É compreensível. Aquele desfile estático de romances, volumes de ensaio, biografias etc. ao longo de prateleiras e prateleiras ajudaria a incutir um ar de respeitabilidade, de cultura, de conhecimento de causa à fala de quem aparece no vídeo. Para os que se posicionam do lado oposto, haveria ainda a irresistível tentativa de descobrir o que as lombadas revelariam sobre o intelecto do interlocutor. Como de praxe, a internet não perdeu a chance de fazer piada com a novidade. Assim, as bibliotecas domésticas exibidas nas chamadas de vídeo viraram memes rapidamente.
No Twitter, o perfil Bookcase Credibility, em tom bem-humorado, assegura: “O que você diz não é tão importante quanto a estante de livros atrás de você”. A página se propõe a analisar uma suposta credibilidade das coleções de obras de quem participa de programas de televisão por meio de videochamada.

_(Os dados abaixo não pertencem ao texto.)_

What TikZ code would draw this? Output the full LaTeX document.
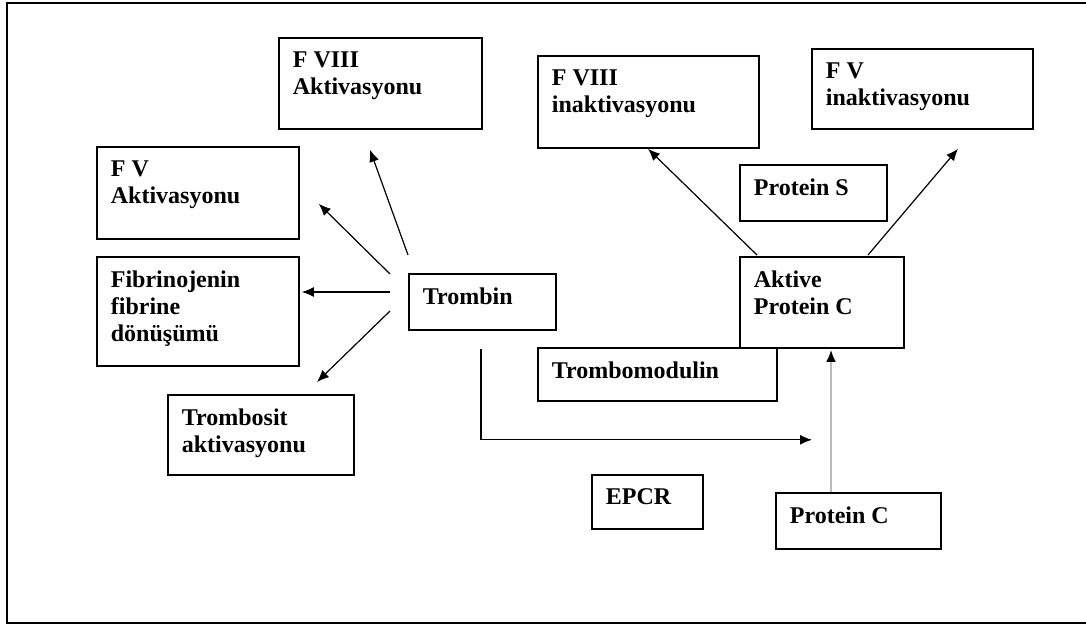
\documentclass[tikz,border=0pt]{standalone}
\usepackage{fontspec}
\setmainfont{Liberation Serif}
\usetikzlibrary{arrows.meta}
\newcommand{\boxtxt}[3]{\parbox[t][\dimexpr#2pt/2\relax][t]{\dimexpr#1pt/2\relax}{\raggedright\leftskip=7pt\parindent=0pt\vspace*{7pt}#3}}
\begin{document}
\begin{tikzpicture}[x=0.5pt,y=-0.5pt]
\tikzstyle{box}=[draw,line width=0.9pt,inner sep=0pt,anchor=north west,font=\fontsize{12pt}{13.5pt}\selectfont\bfseries]
\tikzstyle{arr}=[line width=0.6pt,-{Latex[length=6pt,width=5pt]}]
\useasboundingbox (0,0) rectangle (1086,626);
\draw[line width=1.4pt] (1086,3) -- (7,3) -- (7,623) -- (1086,623);
\foreach \name/\point/\bw/\bh/\txt in {
	fviiia/{278,37}/203/91/{F VIII\\Aktivasyonu},
	fva/{96,146}/202/92/{F V\\Aktivasyonu},
	fib/{96,256}/202/109/{Fibrinojenin\\fibrine\\dönüşümü},
	tsit/{167,394}/186/80/{Trombosit\\aktivasyonu},
	trombin/{408,273}/147/56/{Trombin},
	tmod/{537,347}/239/53/{Trombomodulin},
	aktive/{739,256}/164/91/{Aktive\\Protein C},
	fviiii/{537,55}/221/92/{F VIII\\inaktivasyonu},
	fvi/{811,48}/221/80/{F V\\inaktivasyonu},
	prots/{739,164}/147/56/{Protein S},
	epcr/{591,474}/111/54/{EPCR},
	protc/{775,492}/165/56/{Protein C}}
	\node[box] (\name) at (\point) {\boxtxt{\bw}{\bh}{\txt}};
% trombin
\draw[arr] ([shift={(0,-18)}]trombin.north west) -- ([shift={(92,20)}]fviiia.south west);
\draw[arr] ([shift={(-18,1)}]trombin.north west) -- ([shift={(19,-36)}]fva.south east);
\draw[arr] ([shift={(-18,19)}]trombin.north west) -- ([shift={(2,36)}]fib.north east);
\draw[arr] ([shift={(-18,38)}]trombin.north west) -- ([shift={(150,-12)}]tsit.north west);
\draw[arr] ([shift={(73,18)}]trombin.south west) |- ([shift={(73,91)}]aktive.south west);
% protein C
\draw[line width=1.3pt,gray!55,-{Latex[length=6pt,width=5pt,black]}] ([shift={(56,0)}]protc.north west) -- ([shift={(92,1)}]aktive.south west);
\draw[arr] ([shift={(18,-1)}]aktive.north west) -- ([shift={(111,0)}]fviiii.south west);
\draw[arr] ([shift={(129,-1)}]aktive.north west) -- ([shift={(147,19)}]fvi.south west);
\end{tikzpicture}
\end{document}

Pontuando alto em todos os quesitos propostos, o âncora da rede americana CNN Anderson Cooper, que tem transmitido direto de sua casa, levou o prêmio como um dos fundos de estante de maior bom gosto.
Um viral divertido é a paródia de um anúncio que mostra um suporte de papelão com uma falsa estante de livros impressa. Apresentado como “perfeito para atores, jornalistas e comediantes”, ele poderia ser adquirido ao preço de 150 euros (cerca de 1 000 reais). A fotomontagem foi criada pelo ilustrador madrilenho Eduardo Berazaluce. E, para quem não tem o indispensável acessório, os apps já permitem retirar o fundo da transmissão em um recorte digital bastante grosseiro e trocá-lo por outro, falso — nesse caso, buscando no Google a imagem da estante dos sonhos.